En mis años de estudiante el latín no fue nunca una de mis asignaturas preferidas. Recuerdo que a la salida del Instituto Padre Luis Coloma, iba al Colegio de San José de la calle Porvera, en Jerez, para recibir clases particulares y poder así aprobar los exámenes. Casi siempre por los pelos. Después de un largo paréntesis de cuarenta años lamento mis carencias y mi falta de disciplina en aquel período. Hoy, si mis conocimientos me lo permitieran, leería a los clásicos de la literatura latina en su lengua original, me dejaría iluminar por el pensamiento de César, Cicerón, Ovidio, Horacio, Virgilio, Cátulo…, bebería de los textos originales de narradores cristianos como Santo Ambrosio y San Agustín. También me adentraría en la lucidez de esta lengua que hizo brillar la mirada de muchos de los humanistas del Renacimiento, como Petrarca, Erasmo de Rotterdam, Luis Vives o Antonio de Nebrija.
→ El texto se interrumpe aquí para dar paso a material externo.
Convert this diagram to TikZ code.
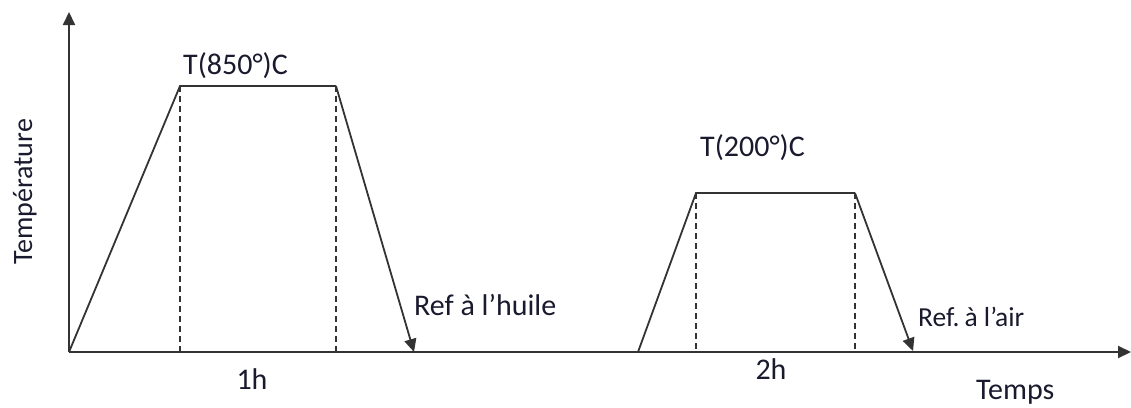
\documentclass[tikz,border=0pt]{standalone}
\usepackage{fontspec}
\setmainfont{Carlito}
\usetikzlibrary{arrows.meta}
\definecolor{linecol}{HTML}{333333}
\definecolor{txtcol}{HTML}{1A1A2E}
\begin{document}
\begin{tikzpicture}[x=1pt,y=-1pt,
  axis/.style={draw=linecol,line width=2pt,-{Triangle[length=13pt,width=12pt]}},
  curve/.style={draw=linecol,line width=1.8pt},
  curvearrow/.style={draw=linecol,line width=1.8pt,-{Triangle[length=13pt,width=12pt]}},
  guide/.style={draw=linecol,line width=1.4pt,dash pattern=on 6pt off 4pt},
  lab/.style={text=txtcol,inner sep=0pt,font=\fontsize{30}{34}\selectfont},
  smalllab/.style={text=txtcol,inner sep=0pt,font=\fontsize{27.5}{32}\selectfont}]
\useasboundingbox (0,0) rectangle (1131,407);
% key points
\coordinate (O) at (69,352);
\coordinate (ytip) at (69,12);
\coordinate (xtip) at (1131,352);
\coordinate (a1) at (180,86);
\coordinate (a2) at (336,86);
\coordinate (a3) at (414,352);
\coordinate (a1b) at (180,352);
\coordinate (a2b) at (336,352);
\coordinate (b0) at (638,352);
\coordinate (b1) at (696,193);
\coordinate (b2) at (855,193);
\coordinate (b3) at (913,351);
\coordinate (b1b) at (696,352);
\coordinate (b2b) at (855,352);
% axes
\draw[axis] (O) -- (ytip);
\draw[axis] (O) -- (xtip);
% first cycle
\draw[guide] (a1) -- (a1b);
\draw[guide] (a2) -- (a2b);
\draw[curve] (O) -- (a1) -- (a2);
\draw[curvearrow] (a2) -- (a3);
% second cycle
\draw[guide] (b1) -- (b1b);
\draw[guide] (b2) -- (b2b);
\draw[curve] (b0) -- (b1) -- (b2);
\draw[curvearrow] (b2) -- (b3);
% labels
\node[lab,anchor=base west] (t850) at (183,74) {T(850°)C};
\node[lab,anchor=base west] (t200) at (700,156) {T(200°)C};
\node[lab,anchor=base west] (huile) at (414,315) {Ref à l’huile};
\node[smalllab,anchor=base west] (air) at (918,326) {Ref.\hspace{-0.12em} à l’air};
\node[lab,anchor=base] (h1) at (252,389) {1h};
\node[lab,anchor=base] (h2) at (771,379) {2h};
\node[lab,anchor=base west] (temps) at (976,399) {Temps};
\node[lab,anchor=base,rotate=90,font=\fontsize{28}{32}\selectfont] (temp) at (32,192) {Température};
\end{tikzpicture}
\end{document}
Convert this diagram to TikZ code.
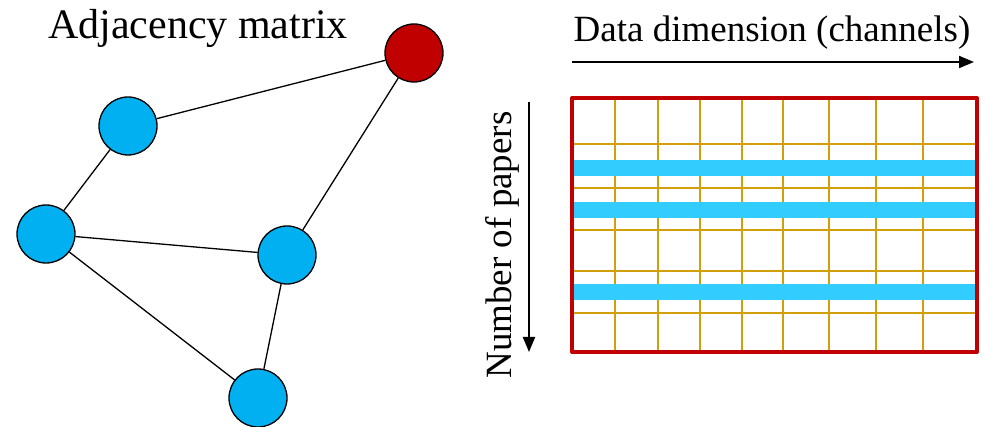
\documentclass[tikz,border=0pt]{standalone}
\usepackage{fontspec}
\setmainfont{Liberation Serif}
\usepackage{tikz}
\usetikzlibrary{arrows.meta}
\usepackage{xcolor}
\definecolor{nodeblue}{RGB}{0,176,240}
\definecolor{nodered}{RGB}{192,0,0}
\definecolor{barblue}{RGB}{51,204,255}
\definecolor{gridgold}{RGB}{210,158,10}

\begin{document}
\begin{tikzpicture}[x=1pt, y=-1pt,
  paper/.style={circle, draw=black, line width=1.3pt, minimum size=58pt, inner sep=0pt, fill=nodeblue},
  link/.style={draw=black, line width=1.3pt},
  axis/.style={-{Triangle[length=15pt, width=12pt]}, line width=2pt},
  bigtext/.style={font=\fontsize{42}{48}\selectfont, inner sep=0pt},
  axistext/.style={font=\fontsize{37}{44}\selectfont, inner sep=0pt}]
\useasboundingbox (0,0) rectangle (986,427);
% graph
\node(hub) at (414, 53) [paper, fill=nodered] {} ;
\node(upper) at (128, 126) [paper] {} ;
\node(left) at (46, 234) [paper] {} ;
\node(middle) at (287, 255) [paper] {} ;
\node(lower) at (258, 398) [paper] {} ;
\draw[link] (hub) -- (upper) ;
\draw[link] (upper) -- (left) ;
\draw[link] (left) -- (middle) ;
\draw[link] (middle) -- (hub) ;
\draw[link] (left) -- (lower) ;
\draw[link] (middle) -- (lower) ;
\node(title) at (198, 39) [bigtext, anchor=base] {Adjacency matrix} ;
% feature matrix
\foreach \gx in {615, 658, 700, 742, 783, 829, 876, 923}
  \draw[gridgold, line width=1.5pt] (\gx, 98) -- (\gx, 352) ;
\foreach \gy in {144, 188, 230, 271, 313}
  \draw[gridgold, line width=1.5pt] (573, \gy) -- (976, \gy) ;
\foreach \by in {168, 210, 292}
  \fill[barblue] (574, \by-8) rectangle (975, \by+8) ;
\draw[nodered, line width=4pt, line join=round] (572, 98) rectangle (977, 352) ;
% axes
\coordinate(dimstart) at (572, 62) ;
\coordinate(dimend) at (974, 62) ;
\coordinate(papstart) at (529, 102) ;
\coordinate(papend) at (529, 352) ;
\draw[axis] (dimstart) -- (dimend) ;
\draw[axis] (papstart) -- (papend) ;
\node(dimlabel) at (772, 42) [axistext, anchor=base] {Data dimension (channels)} ;
\node(paplabel) at (511, 245) [axistext, anchor=base, rotate=90] {Number of papers} ;
\end{tikzpicture}
\end{document}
Alguien me confesaba recientemente que, conocer el latín, nos permite conocer mejor nuestro idioma. En el fondo convive con nosotros, aunque no lo sepamos o queramos, ya que es el alma de nuestra lengua.
Es una delicia leer frases como :“Aquila non capit muscas” “Festina lente”, “Carpe Diem”, “Tempus fugit” o “Aequam memento rebus in arduis servare mentem”. De muerta no tiene nada esta lengua. Una música fluye por sus palabras y le da alma. Hoy he encontrado una vieja carta que me escribio hace muchos años mi buen amigo Fra Modestino de Pietralcina, discipulo de Padre Pío. En su encabezamiento y antes de la fecha, escribía «Amor Omnia Vincit», El amor todo lo vence. Esa frase escrita en latín es de una contundencia extraordinaria. De esa simple desnudez emerge un alma que no se puede esconder. Captura el espíritu. Oculta bajo la apariencia de lo visible algo que es vida, y no teoría, un modo de hacer y de ser que ha perdido sus límites para ser infinito y trascendente y que puede ser descubierto por todo aquél que la lea. En ese sentido se convirtió en clave para que la lectura de aquella carta tuviera sentido en la época que la recibí. Yo atravesaba un momento difícil. La magia de aquella frase llevaba en sí la potencia de derribar muros y construir puentes. Contenía esperanza, luz y hasta salvación. Hoy también, releyéndola, encontraba en ella que su certeza es capaz de cambiar el destino cuando éste tiembla o nos amenaza con sacudirnos sin piedad. Esa frase es capaz de devolver a nuestro horizonte el calor de un abrazo, la ternura de una caricia y el sostén de palabras afectuosas. Esa frase presupone un largo viaje hacia nuestro interior. Es indudable que no está exenta de riesgos. Las palabras evocan, sanan, refuerzan el entramado de nuestros sentimientos. En cada uno de nosotros existe una zona íntima y única que nos constituye. Es el corazón, un mundo bautizado por la belleza cuando cree que el amor todo lo vence.